Cinema com Rapadura

OPINIÃO   sábado, 26 de janeiro de 2019

Ánimas (Netflix, 2019): a mente como pesadelo

"Ánimas" é um terror psicológico construído em torno de um universo particular, mas também oscilante na organização dos elementos pertencentes ao seu mundo.

A mente de uma pessoa pode se estruturar, temporariamente, dentro de uma dinâmica de pesadelo. Traumas e angústias variados podem levar à criação de regras mentais próprias que reprimem, ocultam, transformam e ressignificam as experiências vividas. O terror psicológico “Ánimas” disponibilizado pela Netflix, explora as armadilhas do subconsciente, construindo para si uma atmosfera incomum e amedrontadora cujos resultados oscilam entre o exagero e a eficiência.

A trama tem início quando a adolescente Álex (Clare Durant, de “I Love Her“) sofre com estranhas visões cada vez mais frequentes e assustadoras, ao mesmo tempo em que ajuda seu amigo Abraham (Iván Pellicer, da série “Fugitiva“) a lidar com a namorada e com o pai violento. A sinopse em si não impede que o espectador sinta rapidamente uma sensação de estranhamento; esse objetivo é proposital ao partir de um ponto mais avançado da história em que os personagens sabem mais do que está acontecendo do que o público. Acompanhar, inicialmente, Álex se ferir de formas diferentes, ajudar Abraham a conversar com a namorada ou simplesmente os dois amigos interagindo não indica os sentidos e os rumos tomados pela narrativa.
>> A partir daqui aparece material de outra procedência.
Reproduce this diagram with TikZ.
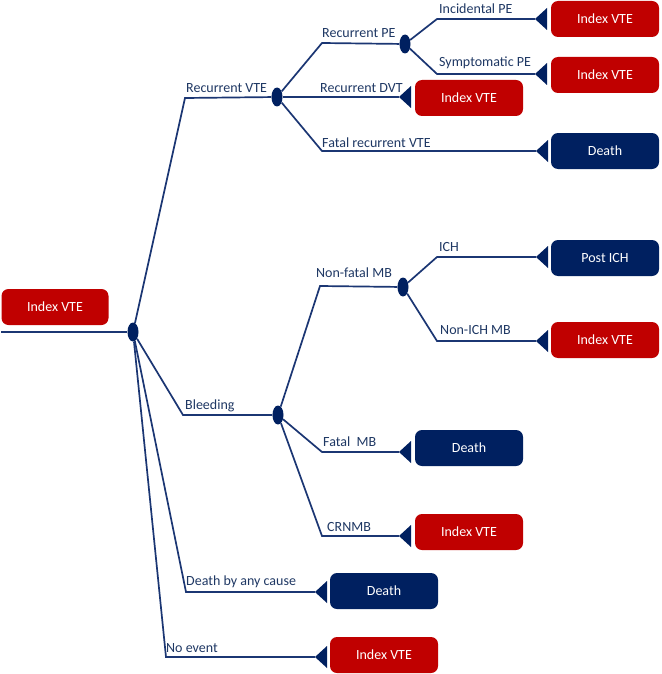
\documentclass[tikz,border=0pt]{standalone}
\usepackage{fontspec}
\setmainfont{Carlito}
\usetikzlibrary{shapes.geometric}
\definecolor{boxred}{HTML}{C00000}
\definecolor{boxnavy}{HTML}{002060}
\definecolor{linec}{HTML}{1B3673}
\definecolor{labelc}{HTML}{1F3864}
\begin{document}
\begin{tikzpicture}[x=1pt,y=-1pt,
  termbox/.style={rounded corners=7pt, minimum width=108pt, minimum height=36pt, text=white, inner sep=0pt, font=\fontsize{14}{16}\selectfont},
  redbox/.style={termbox, fill=boxred},
  navybox/.style={termbox, fill=boxnavy},
  chance/.style={ellipse, fill=boxnavy, minimum width=11pt, minimum height=19pt, inner sep=0pt},
  branch/.style={draw=linec, line width=1.7pt},
  lbl/.style={anchor=west, text=labelc, inner sep=0pt, font=\fontsize{14}{16}\selectfont}]
\useasboundingbox (0,0) rectangle (661,674);
\fill[white] (0,0) rectangle (661,674);

% root
\node[redbox, minimum width=107pt] (root) at (55,307) {Index VTE};
\coordinate (start) at (1,332);
\node[chance] (R0) at (133,332) {};

% level 1
\coordinate (bRV) at (185,98);
\node[chance] (RV) at (277,97) {};
\coordinate (bBL) at (183,415);
\node[chance] (BL) at (278,415) {};
\coordinate (bDA) at (186,592);
\coordinate (tDA) at (315,592);
\node[navybox] (xDA) at (384,591) {Death};
\coordinate (bNE) at (166,657);
\coordinate (tNE) at (315,657);
\node[redbox] (xNE) at (384,655) {Index VTE};

% recurrent VTE branch
\coordinate (bRPE) at (322,43);
\node[chance] (RPE) at (405,44) {};
\coordinate (bIPE) at (437,19);
\coordinate (tIPE) at (535,19);
\node[redbox] (xIPE) at (605,19) {Index VTE};
\coordinate (bSPE) at (437,74);
\coordinate (tSPE) at (535,74);
\node[redbox] (xSPE) at (605,75) {Index VTE};
\coordinate (tDVT) at (399,97);
\node[redbox] (xDVT) at (469,98) {Index VTE};
\coordinate (bFRV) at (322,151);
\coordinate (tFRV) at (536,151);
\node[navybox] (xFRV) at (605,151) {Death};

% bleeding branch
\coordinate (bNF) at (320,286);
\node[chance] (NF) at (403,287) {};
\coordinate (bICH) at (437,257);
\coordinate (tICH) at (536,257);
\node[navybox] (xICH) at (605,258) {Post ICH};
\coordinate (bNI) at (437,341);
\coordinate (tNI) at (536,341);
\node[redbox] (xNI) at (605,340) {Index VTE};
\coordinate (bFMB) at (322,452);
\coordinate (tFMB) at (399,452);
\node[navybox] (xFMB) at (469,448) {Death};
\coordinate (bCR) at (322,536);
\coordinate (tCR) at (399,536);
\node[redbox] (xCR) at (469,532) {Index VTE};

% connectors
\draw[branch] (start) -- (R0);
\draw[branch] (R0) -- (bRV) -- (RV);
\draw[branch] (R0) -- (bBL) -- (BL);
\draw[branch] (R0) -- (bDA) -- (tDA);
\draw[branch] (R0) -- (bNE) -- (tNE);
\draw[branch] (RV) -- (bRPE) -- (RPE);
\draw[branch] (RPE) -- (bIPE) -- (tIPE);
\draw[branch] (RPE) -- (bSPE) -- (tSPE);
\draw[branch] (RV) -- (tDVT);
\draw[branch] (RV) -- (bFRV) -- (tFRV);
\draw[branch] (BL) -- (bNF) -- (NF);
\draw[branch] (NF) -- (bICH) -- (tICH);
\draw[branch] (NF) -- (bNI) -- (tNI);
\draw[branch] (BL) -- (bFMB) -- (tFMB);
\draw[branch] (BL) -- (bCR) -- (tCR);

% terminal triangles
\foreach \t in {tDA,tNE,tIPE,tSPE,tDVT,tFRV,tICH,tNI,tFMB,tCR}
  \fill[boxnavy] (\t) -- ++(12,-11) -- ++(0,22) -- cycle;

% labels
\node[lbl] (lRV) at (186,88) {Recurrent VTE};
\node[lbl] (lBL) at (185,406) {Bleeding};
\node[lbl] (lDA) at (186,582) {Death by any cause};
\node[lbl] (lNE) at (166,648) {No event};
\node[lbl] (lRPE) at (322,33) {Recurrent PE};
\node[lbl] (lDVT) at (320,88) {Recurrent DVT};
\node[lbl] (lFRV) at (322,143) {Fatal recurrent VTE};
\node[lbl] (lIPE) at (439,9) {Incidental PE};
\node[lbl] (lSPE) at (439,63) {Symptomatic PE};
\node[lbl] (lNF) at (316,273) {Non-fatal MB};
\node[lbl] (lICH) at (439,247) {ICH};
\node[lbl] (lNI) at (440,330) {Non-ICH MB};
\node[lbl] (lFMB) at (323,442) {Fatal\ \ MB};
\node[lbl] (lCR) at (327,527) {CRNMB};
\end{tikzpicture}
\end{document}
O estranhamento sentido se desenvolve para evidenciar que nem tudo que se vê em tela é real, podendo, muitas vezes, ser produto de uma mente nada saudável – algumas leituras psicológicas mobilizando conceitos de Freud e Jung podem ser feitas. Os planos inclinados concebidos pelos diretores Laura Alvea (“Asesinos Inocentes“) e Jose F. Ortuño (“Oleum“) transmitem a desorientação de uma realidade concreta ou um ambiente fantasioso ainda incompreendido; a montagem foge da relação causa e consequência para mover a narrativa, já que os cortes e as passagens de tempo levam os personagens a cenários e situações imprevisíveis; e os fatos não são realistas e indicam o tom imaginativo em uma escala crescente (portas pregadas no chão, vultos indistinguíveis, aparições aterradoras…). Cada um desses elementos contribui para o estabelecimento de uma impressão de pesadelo sobrenatural.

Nem toda construção visual de “Ánimas”, no entanto, é bem-sucedida. A iluminação causa desconforto, e não por atender à proposta narrativa, mas sim por não serem bem utilizadas. As cores são irreais, lavadas e com um aspecto empalidecido e fantasmagórico, como saídas de um pesadelo. Apesar disso, o padrão que se poderia criar (Álex sempre envolta em cores verdes, o pai de Abraham envolto em cores vermelhas) é prejudicado por uma mudança abrupta e repentina na fotografia das cenas que não transita bem entre os diferentes significados que se quer evocar. Além disso, a tonalidade exagerada de cada cor cria planos esteticamente sem beleza à medida que o filme transcorre.

A condução pelo universo proposto também tem irregularidades em função das atuações instáveis. Clare Durant e Iván Pellicer têm uma boa dinâmica para transmitir o estranhamento daquela atmosfera, uma vez que a interação entre eles sempre parece ocultar algo importante. Porém, individualmente, eles têm dificuldade de expressar os conflitos vividos pelos personagens: a atriz está, a todo momento, querendo mostrar tensão ou confusão diante do que ocorre ao seu redor, muita vezes recorrendo a expressões simplistas de dúvida ou apreensão; enquanto o ator é predominantemente inexpressivo, não evidenciado o ambiente problemático que tem em casa com o pai agressivo e a mãe atormentada psicologicamente por essa ameaça – quando demonstra uma expressão mais forte e emocional, ela soa melodramática e exagerada.

Em termos gerais, a própria construção do universo do filme enfrenta percalços. De início, os dois diretores apostam em jump scares para a criação do terror e falham ao utilizar alguns muito bobos, dentre eles a interrupção de um diálogo causada pela aparição repentina de outro personagem no cenário. Há uma evolução, nesse sentido, quando o medo se torna psicológico e o interesse passa a ser o estabelecimento de uma atmosfera imprevisível, de uma áurea de pesadelo em que os piores temores de uma mente conturbada podem emergir e tomar forma. A maneira, portanto, como se relacionam a trama em si e as operações do subconsciente consegue explicar os principais acontecimentos vistos e até então tidos como incoerentes. Só não é possível afirmar que “Ánimas” utiliza todo o arsenal cinematográfico disponível para representar as particularidades da psique humana, algo que ele mesmo se propôs a fazer.